Love Letters from the Roost of Former Gov. Bob Taylor

Dr. B. Harrison Taylor, a grandson of the celebrated former Governor of Tennessee, Alf Taylor, sent me a letter: “Several months ago you had a historical article (“Old Limber”) in the paper about my grandfather. I thought you might enjoy this quote of Alf’s brother, Bob, from a little booklet entitled “Governor Taylor’s Love Letters to the Public,” especially in the light of present events.”


Harrison copied six pages for me and highlighted portions of it. In a letter written to Uncle Sam dated January 1, 1899, the former governor made the following statements: “I very much fear that you are going too far from home on your gunning expeditions. Why not be content to sit down to your own hog and hominy, and turnip greens, and canvasbacks, and beef and venison, and ‘possum, and pumpkin pie and political punch? I suppose that while you are contracting and expanding, you will take a notion after awhile to stretch yourself to your full length on the western hemisphere, until the mosquitoes shall roost on your big toe at Cape Horne, while icebergs form on your whiskers in Alaska. Remember me kindly to the American Eagle, give my love to the Goddess of Liberty and may we all live long and prosper.”  

I located and purchased the illustrated 95-page soft back booklet, published in 1899 by J.F. Draughon Company of Nashville. I paid more than the cover price of 25 cents. The 14 letters in the works were composed between Feb. 1 and Sept. 22, 1899; eight of them were written at “Robin’s Roost,” the governor’s residence in south Johnson City. Bob’s delightful humor comes through in his excerpts to various people:

To the Politicians (Feb 1): “Somehow or other we have never flocked together in the paradise of politics.

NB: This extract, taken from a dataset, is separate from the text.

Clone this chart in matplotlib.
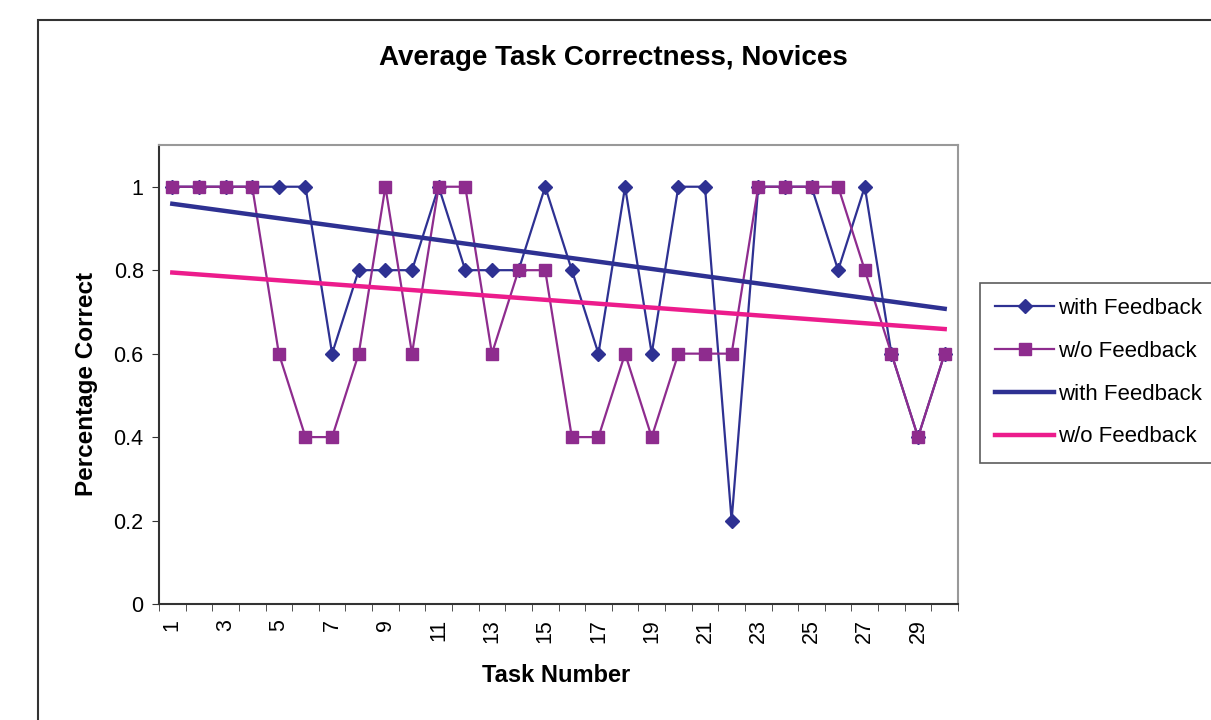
import numpy as np
import matplotlib
matplotlib.use("Agg")
import matplotlib.pyplot as plt
from matplotlib.patches import Rectangle

plt.rcParams['font.family'] = ['Liberation Sans', 'DejaVu Sans']

tasks = list(range(1, 31))
with_feedback = [1, 1, 1, 1, 1, 1, 0.6, 0.8, 0.8, 0.8, 1, 0.8, 0.8, 0.8, 1,
                 0.8, 0.6, 1, 0.6, 1, 1, 0.2, 1, 1, 1, 0.8, 1, 0.6, 0.4, 0.6]
without_feedback = [1, 1, 1, 1, 0.6, 0.4, 0.4, 0.6, 1, 0.6, 1, 1, 0.6, 0.8, 0.8,
                    0.4, 0.4, 0.6, 0.4, 0.6, 0.6, 0.6, 1, 1, 1, 1, 0.8, 0.6, 0.4, 0.6]
yticks = [0, 0.2, 0.4, 0.6, 0.8, 1]
ytick_labels = ["0", "0.2", "0.4", "0.6", "0.8", "1"]
xtick_labels = [str(t) for t in range(1, 30, 2)]

fig = plt.figure(figsize=(12.11, 7.2), dpi=100)
W, H = 1211, 720
ax = fig.add_axes([159 / W, 1 - 604 / H, (958 - 159) / W, (604 - 145) / H])

x = np.array(tasks)
ax.plot(x, with_feedback, color='#2E3192', lw=1.6, marker='D', markersize=7,
        label='with Feedback', zorder=3)
ax.plot(x, without_feedback, color='#8E2C8E', lw=1.6, marker='s', markersize=8.5,
        label='w/o Feedback', zorder=4)

c1 = np.polyfit(x, with_feedback, 1)
c2 = np.polyfit(x, without_feedback, 1)
ax.plot(x, np.polyval(c1, x), color='#2E3192', lw=3.2, label='with Feedback', zorder=5)
ax.plot(x, np.polyval(c2, x), color='#EC1C8C', lw=3.2, label='w/o Feedback', zorder=5)

ax.set_xlim(0.5, 30.5)
ax.set_ylim(0, 1.1)
ax.set_yticks(yticks)
ax.set_yticklabels(ytick_labels, fontsize=15.5)
ax.set_xticks(list(range(1, 30, 2)))
ax.set_xticklabels(xtick_labels, fontsize=15.5, rotation=90)
ax.set_xticks(np.arange(0.5, 31, 1), minor=True)
ax.tick_params(axis='x', which='major', length=0, pad=11)
ax.tick_params(axis='x', which='minor', length=5, direction='out', color='#333333')
ax.tick_params(axis='y', length=5, direction='out', color='#333333', pad=6)

for s in ['top', 'right']:
    ax.spines[s].set_color('#999999')
    ax.spines[s].set_linewidth(1.5)
for s in ['left', 'bottom']:
    ax.spines[s].set_color('#333333')
    ax.spines[s].set_linewidth(1.5)

fig.text(556 / W, 1 - 676 / H, 'Task Number', ha='center', va='center',
         fontsize=17, fontweight='bold')
fig.text(86 / W, 1 - 384 / H, 'Percentage Correct', ha='center', va='center',
         rotation=90, fontsize=17.5, fontweight='bold')
fig.text(613 / W, 1 - 58 / H, 'Average Task Correctness, Novices',
         ha='center', va='center', fontsize=20, fontweight='bold')

leg = fig.legend(loc='upper left', bbox_to_anchor=(980 / W, 1 - 283 / H),
                 fontsize=16, frameon=True, fancybox=False, edgecolor='#333333',
                 handlelength=2.65, labelspacing=0.98, borderpad=0.68,
                 handletextpad=0.2, borderaxespad=0)
leg.get_frame().set_linewidth(1.2)

fig.patches.append(Rectangle((38 / W, -0.1), 1.2, 1 - 20 / H + 0.1,
                             transform=fig.transFigure, fill=False,
                             edgecolor='#333333', lw=1.5))

fig.savefig('out.png', dpi=100)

You wanted me to blow your trumpet, but I preferred the mellower notes and softer tones of the old-time fiddle of the people.”

To the Boys (Feb. 6): “I have seen something of life in (cities and towns) and my observation has been that the country is the place to raise a boy, where the green hills and beautiful landscapes broaden his views. …”

To the Girls (Mar. 1): “If a woman has thoughts, let them fly; there is room enough in the intellectual air for every wing. If she can write, let her have the ink bottle; give her a pen and foolscap (paper) ‘‘a-plenty.’”

To the Fishermen (May 8): “What a glorious time to resurrect the fishing tackle from its dusty tomb in the lumber room and the red worm from his slimy sepulcher under the sod and to impale him on the hook and send him diving after suckers.”

To the Mothers-In-Law (no date): “(She) is the conservator of the peace and not its disturber, as many bad men would make it appear. She is the Goddess of Liberty, enlightening the little world within the four walls of home.”

To The School Teachers (July 24): “There is a glorious field of labor already ripe for our teachers; let them enter it and reap the golden harvest. The hills of the future are abloom with opportunities; let them climb to the heights and pluck the flowers.”

The remaining seven letters with the same articulate elocution were written to Bachelors, Drummers (salesmen who are paid to “drum” up business), Fiddlers, Candidates, Sweethearts, Sportsmen and The Blue and the Gray.

The last paragraph of the Introduction best summarizes the former governor’s inimitable flair: “Bob Taylor is something more than a humorist and a musician; he is also a great word painter, putting into the sublimest language the grandest and the most solemn thoughts conceivable by man.”